Des essais cliniques pas toujours représentatifs.
Le seul reproche que l’on puisse faire aux essais cliniques est qu’ils sont menés chez des patients typiques, sans aucun autre trouble associé à la dépression. « Or moins de la moitié des patients qui consultent répondent aux critères qui permettraient de les faire entrer dans ces essais cliniques ! En pratique, l’on est pourtant bien obligé d’utiliser les AD en dehors de ce profil typique », regrette le Pr Boulenger.
Une grande étude réalisée aux États-Unis (étude Star D), dans laquelle des dépressifs ont été inclus selon des critères beaucoup plus larges, peut éclairer les spécialistes sur la conduite à tenir. Ils ont d’abord été traités par un ISRS et moins de la moitié d’entre eux a répondu favorablement au traitement. Les non-répondeurs ont reçu un autre traitement (pharmacologique ou pas), puis, s’ils ne répondaient toujours pas, un troisième et, enfin, un quatrième. Il n’a pas été trouvé de différence majeure entre les diverses options thérapeutiques. « À la fin du quatrième essai, plus de 80 % des patients étaient sortis de leur dépression, ce qui prouve bien qu’il est important de ne pas s’en tenir à un premier échec et qu’un état dépressif majeur n’est pas facile à traiter », souligne le Pr Boulenger.

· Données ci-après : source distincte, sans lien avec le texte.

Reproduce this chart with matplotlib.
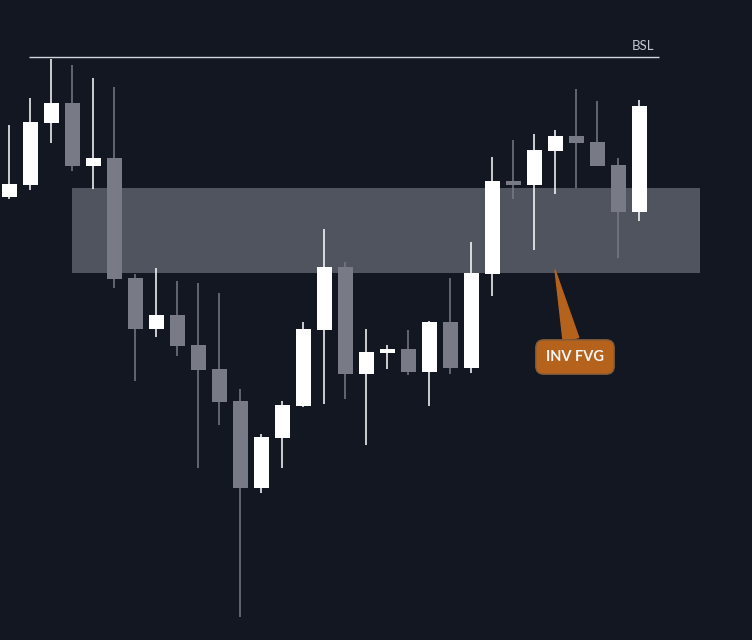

Au total, si les patients n’ont pas un trouble avéré de dépression ou d’anxiété, la prescription d’un AD n’est pas fondée car, dans les formes mineures, il n’y a pas de différence entre le traitement et le placebo. Or l’excès de prescriptions d’AD concerne surtout ces cas mineurs qui relèveraient davantage d’une psychothérapie. « Mais, en cas de dépression majeure, l’AD se révèle supérieur au placebo. Il faut donc bien respecter les critères définissant une dépression, c’est-à-dire la présence de symptômes dépressifs constants, quoi qu’il se passe autour de soi, depuis au moins deux semaines, avec un retentissement fonctionnel et somatique. L’anxiété généralisée, le TOC, le trouble panique et la phobie sociale peuvent également relever d’un AD, alors que les troubles anxieux ponctuels ou sans retentissement ne sont évidemment pas de bonnes indications », poursuit le Pr Boulenger.

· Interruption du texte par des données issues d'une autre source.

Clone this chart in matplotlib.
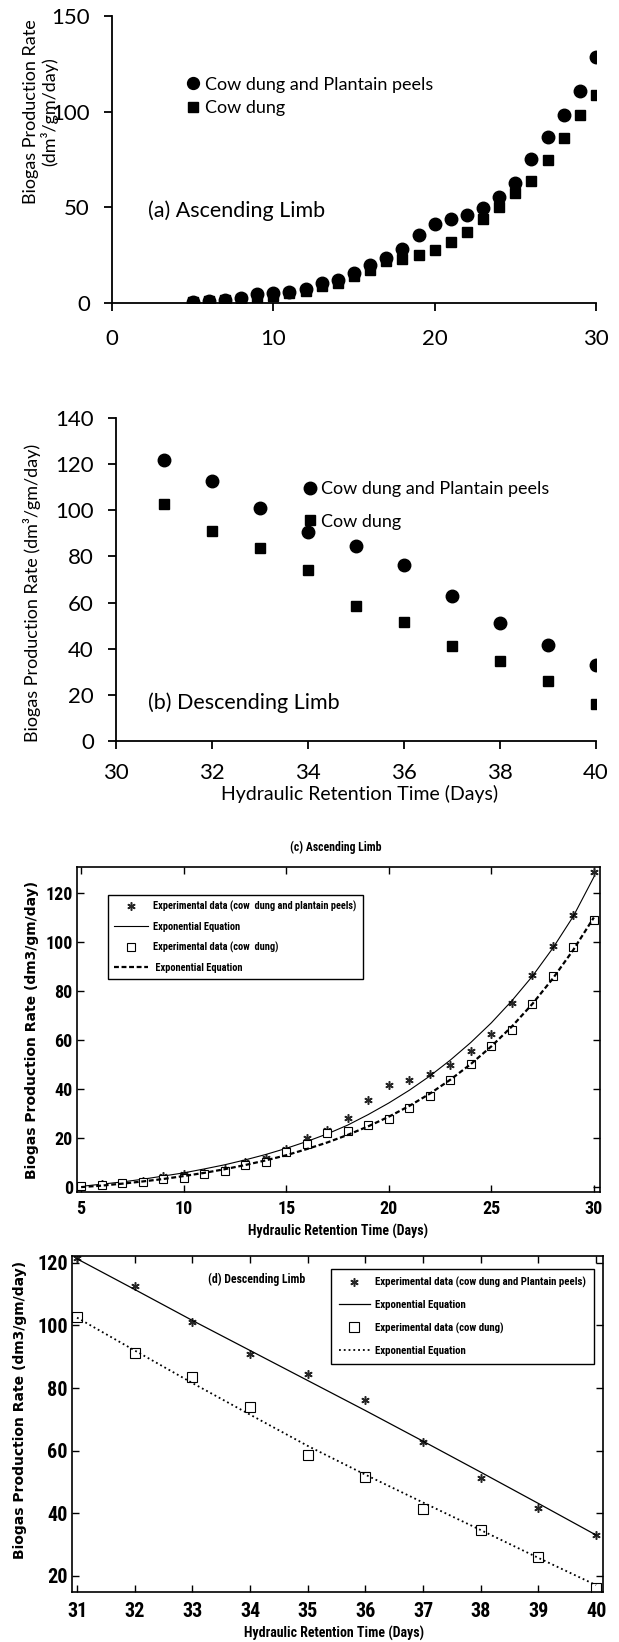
import matplotlib
matplotlib.use("Agg")
import matplotlib.pyplot as plt

# ascending limb, days 5-30 (panels a and c)
asc_days = list(range(5, 31))
asc_mix = [0.5, 1.2, 1.7, 2.4, 4.7, 5.2, 5.9, 7.3, 10.2, 12.0, 15.6, 20.0, 23.3,
           28.0, 35.6, 41.5, 43.8, 46.2, 49.8, 55.4, 62.5, 75.3, 86.6, 98.4,
           110.9, 128.5]
asc_cow = [0.3, 1.0, 1.5, 2.0, 3.3, 3.8, 5.2, 6.4, 9.0, 10.4, 14.2, 17.4, 22.0,
           23.0, 25.2, 27.6, 32.1, 37.3, 43.8, 50.3, 57.6, 64.0, 74.7, 86.3,
           98.1, 108.9]
# exponential equation curves
asc_mix_fit = [0.3, 1.2, 2.1, 3.2, 4.5, 5.8, 7.4, 9.1, 11.1, 13.3, 15.8, 18.6,
               21.7, 25.3, 29.6, 34.3, 39.5, 45.3, 51.8, 59.0, 67.0, 76.0,
               86.0, 97.5, 110.5, 126.5]
asc_cow_fit = [0.0, 0.6, 1.4, 2.3, 3.3, 4.5, 5.8, 7.3, 9.0, 10.9, 13.0, 15.5,
               18.2, 21.3, 24.8, 28.7, 33.1, 38.1, 43.8, 50.2, 57.4, 65.5,
               74.7, 85.1, 96.8, 110.0]

# descending limb, days 31-40 (panels b and d)
desc_days = list(range(31, 41))
desc_mix = [121.6, 112.5, 101.2, 90.8, 84.6, 76.2, 62.8, 51.3, 41.6, 32.9]
desc_cow = [102.6, 91.1, 83.5, 74.0, 58.6, 51.7, 41.3, 34.7, 25.9, 16.1]
desc_mix_fit = [121.3, 111.5, 101.6, 92.0, 82.4, 72.8, 63.0, 53.1, 43.1, 33.0]
desc_cow_fit = [102.5, 92.0, 81.6, 71.5, 61.5, 52.3, 43.4, 34.6, 25.7, 17.0]

LAB_MIX = "Cow dung and Plantain peels"
LAB_COW = "Cow dung"
YLAB = "Biogas Production Rate (dm\u00b3/gm/day)"
XLAB = "Hydraulic Retention Time (Days)"

SANS = ["Lato", "DejaVu Sans"]
# narrowest faces first, whichever is installed gets used
NARROW = ["Roboto Condensed", "Liberation Sans Narrow", "DejaVu Sans Condensed",
          "Noto Sans Condensed", "Open Sans Condensed", "Roboto", "DejaVu Sans"]

W, H = 619, 1642
fig = plt.figure(figsize=(W / 100, H / 100), dpi=100)


def box(left, right, top, bottom):
    # pixel box -> figure fraction rect
    return [left / W, 1 - bottom / H, (right - left) / W, (bottom - top) / H]


def narrow(size):
    return {"family": NARROW, "weight": "bold", "stretch": "condensed",
            "size": size}


def excel_style(ax):
    for s in ("top", "right"):
        ax.spines[s].set_visible(False)
    for s in ("left", "bottom"):
        ax.spines[s].set_linewidth(1.3)
    ax.tick_params(direction="out", length=6, width=1.3, labelsize=16)
    for lab in ax.get_xticklabels() + ax.get_yticklabels():
        lab.set_family(SANS)


def matlab_style(ax, size):
    for s in ax.spines.values():
        s.set_linewidth(1.2)
    ax.tick_params(direction="in", length=5, width=1.0, top=True, right=True,
                   labelsize=size)
    for lab in ax.get_xticklabels() + ax.get_yticklabels():
        lab.set_family(NARROW)
        lab.set_fontweight("bold")
        lab.set_fontstretch("condensed")


# ---- (a) ascending limb, Excel style
ax1 = fig.add_axes(box(112, 596, 16, 303))
ax1.plot(asc_days, asc_mix, "o", color="black", ms=9, label=LAB_MIX)
ax1.plot(asc_days, asc_cow, "s", color="black", ms=7, label=LAB_COW)
ax1.set_xlim(0, 30)
ax1.set_ylim(0, 150)
ax1.set_xticks([0, 10, 20, 30])
ax1.set_yticks([0, 50, 100, 150])
excel_style(ax1)
ax1.tick_params(axis="x", pad=13)
ax1.tick_params(axis="y", pad=10)
ax1.set_ylabel("Biogas Production Rate\n(dm\u00b3/gm/day)", family=SANS,
               fontsize=13, va="center", linespacing=1.05)
ax1.yaxis.set_label_coords(-0.147, 0.666)
ax1.text(0.074, 0.32, "(a) Ascending Limb", transform=ax1.transAxes,
         family=SANS, fontsize=15.5, va="center")
ax1.legend(loc="upper left", bbox_to_anchor=(0.155, 0.789), frameon=False,
           prop={"family": SANS, "size": 13}, handlelength=0.7,
           handletextpad=0.3, labelspacing=0.42, borderpad=0,
           borderaxespad=0, markerscale=0.95)

# ---- (b) descending limb, Excel style
ax2 = fig.add_axes(box(116, 596, 418, 741))
ax2.plot(desc_days, desc_mix, "o", color="black", ms=9, label=LAB_MIX)
ax2.plot(desc_days, desc_cow, "s", color="black", ms=7, label=LAB_COW)
ax2.set_xlim(30, 40)
ax2.set_ylim(0, 140)
ax2.set_xticks(range(30, 41, 2))
ax2.set_yticks(range(0, 141, 20))
excel_style(ax2)
ax2.tick_params(axis="x", pad=10)
ax2.tick_params(axis="y", pad=10)
ax2.set_ylabel(YLAB, family=SANS, fontsize=13, va="center")
ax2.yaxis.set_label_coords(-0.175, 0.458)
ax2.set_xlabel(XLAB, family=SANS, fontsize=14, va="center")
ax2.xaxis.set_label_coords(0.508, -0.164)
ax2.text(0.067, 0.118, "(b) Descending Limb", transform=ax2.transAxes,
         family=SANS, fontsize=15.5, va="center")
ax2.legend(loc="upper left", bbox_to_anchor=(0.39, 0.805), frameon=False,
           prop={"family": SANS, "size": 13}, handlelength=0.7,
           handletextpad=0.3, labelspacing=0.92, borderpad=0,
           borderaxespad=0)

# ---- (c) ascending limb with exponential fit, MATLAB style
ax3 = fig.add_axes(box(77, 600, 867, 1192))
ax3.plot(asc_days, asc_mix, ls="none", marker=(6, 2, 0), ms=6, mew=1.1,
         color="0.15", label="Experimental data (cow  dung and plantain peels)")
ax3.plot(asc_days, asc_mix_fit, "-", color="black", lw=0.8,
         label="Exponential Equation")
ax3.plot(asc_days, asc_cow, ls="none", marker="s", ms=6, mew=0.8,
         mfc="white", mec="black", label="Experimental data (cow  dung)")
ax3.plot(asc_days, asc_cow_fit, "--", color="black", lw=1.6,
         dashes=(2.2, 1.2), label=" Exponential Equation")
ax3.set_xlim(4.8, 30.3)
ax3.set_ylim(-2, 130.6)
ax3.set_xticks(range(5, 31, 5))
ax3.set_yticks(range(0, 121, 20))
matlab_style(ax3, 13)
ax3.tick_params(axis="x", pad=6)
ax3.tick_params(axis="y", pad=3)
ax3.set_ylabel(YLAB.replace("\u00b3", "3"), family="DejaVu Sans",
               fontweight="bold", fontsize=10, va="center")
ax3.yaxis.set_label_coords(-0.086, 0.5)
ax3.set_xlabel(XLAB, fontdict=narrow(10), va="center")
ax3.xaxis.set_label_coords(0.5, -0.123)
ax3.text(0.495, 1.0615, "(c) Ascending Limb", transform=ax3.transAxes,
         fontdict=narrow(8.5), ha="center", va="center")
leg3 = ax3.legend(loc="upper left", bbox_to_anchor=(0.059, 0.914),
                  prop=narrow(7.5), fancybox=False, edgecolor="black",
                  framealpha=1, handlelength=3.3, handletextpad=0.5,
                  labelspacing=0.94, borderpad=0.57, borderaxespad=0)
leg3.get_frame().set_linewidth(1.0)

# ---- (d) descending limb with exponential fit, MATLAB style
ax4 = fig.add_axes(box(72, 603, 1256, 1592))
ax4.plot(desc_days, desc_mix, ls="none", marker=(6, 2, 0), ms=6, mew=1.1,
         color="0.15", label="Experimental data (cow dung and Plantain peels)")
ax4.plot(desc_days, desc_mix_fit, "-", color="black", lw=0.9,
         label="Exponential Equation")
ax4.plot(desc_days, desc_cow, ls="none", marker="s", ms=6.5, mew=0.8,
         mfc="white", mec="black", label="Experimental data (cow dung)")
ax4.plot(desc_days, desc_cow_fit, ":", color="black", lw=1.3,
         label="Exponential Equation")
ax4.set_xlim(30.913, 40.12)
ax4.set_ylim(14.8, 122.2)
ax4.set_xticks(desc_days)
ax4.set_yticks(range(20, 121, 20))
matlab_style(ax4, 14.5)
ax4.tick_params(axis="x", pad=7)
ax4.tick_params(axis="y", pad=3)
ax4.set_ylabel(YLAB.replace("\u00b3", "3"), family="DejaVu Sans",
               fontweight="bold", fontsize=10, va="center")
ax4.yaxis.set_label_coords(-0.098, 0.542)
ax4.set_xlabel(XLAB, fontdict=narrow(10), va="center")
ax4.xaxis.set_label_coords(0.493, -0.122)
ax4.text(0.348, 0.929, "(d) Descending Limb", transform=ax4.transAxes,
         fontdict=narrow(8.5), ha="center", va="center")
leg4 = ax4.legend(loc="upper right", bbox_to_anchor=(0.983, 0.961),
                  prop=narrow(7.8), fancybox=False, edgecolor="black",
                  framealpha=1, handlelength=2.9, handletextpad=0.5,
                  labelspacing=1.13, borderpad=0.7, borderaxespad=0)
leg4.get_frame().set_linewidth(1.0)

fig.savefig("out.png", dpi=100)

Les AD ayant un effet progressif, l’amélioration se fait sentir au bout de huit à quinze jours. La surveillance est donc importante au début afin de prévenir le risque de conduites suicidaires. Sans qu’il y ait besoin d’augmenter la dose, l’amélioration, si elle se manifeste, ira crescendo pour être maximale après six à huit semaines de traitement. « Si, au bout de deux semaines, une amélioration est notée, il ne faut pas augmenter les doses, mais se laisser un délai supplémentaires de quatre semaines. De même, il faut au minimum six mois de traitement pour obtenir une stabilisation de l’humeur. Enfin, les benzodiazépines ne sont plus systématiques, mais uniquement indiquées en cas de troubles anxieux, d’agitation ou de troubles du sommeil majeurs associés », conclut le Pr Boulenger.
D’après un entretien avec le Pr Jean-Philippe Boulenger, CHU, Montpellier.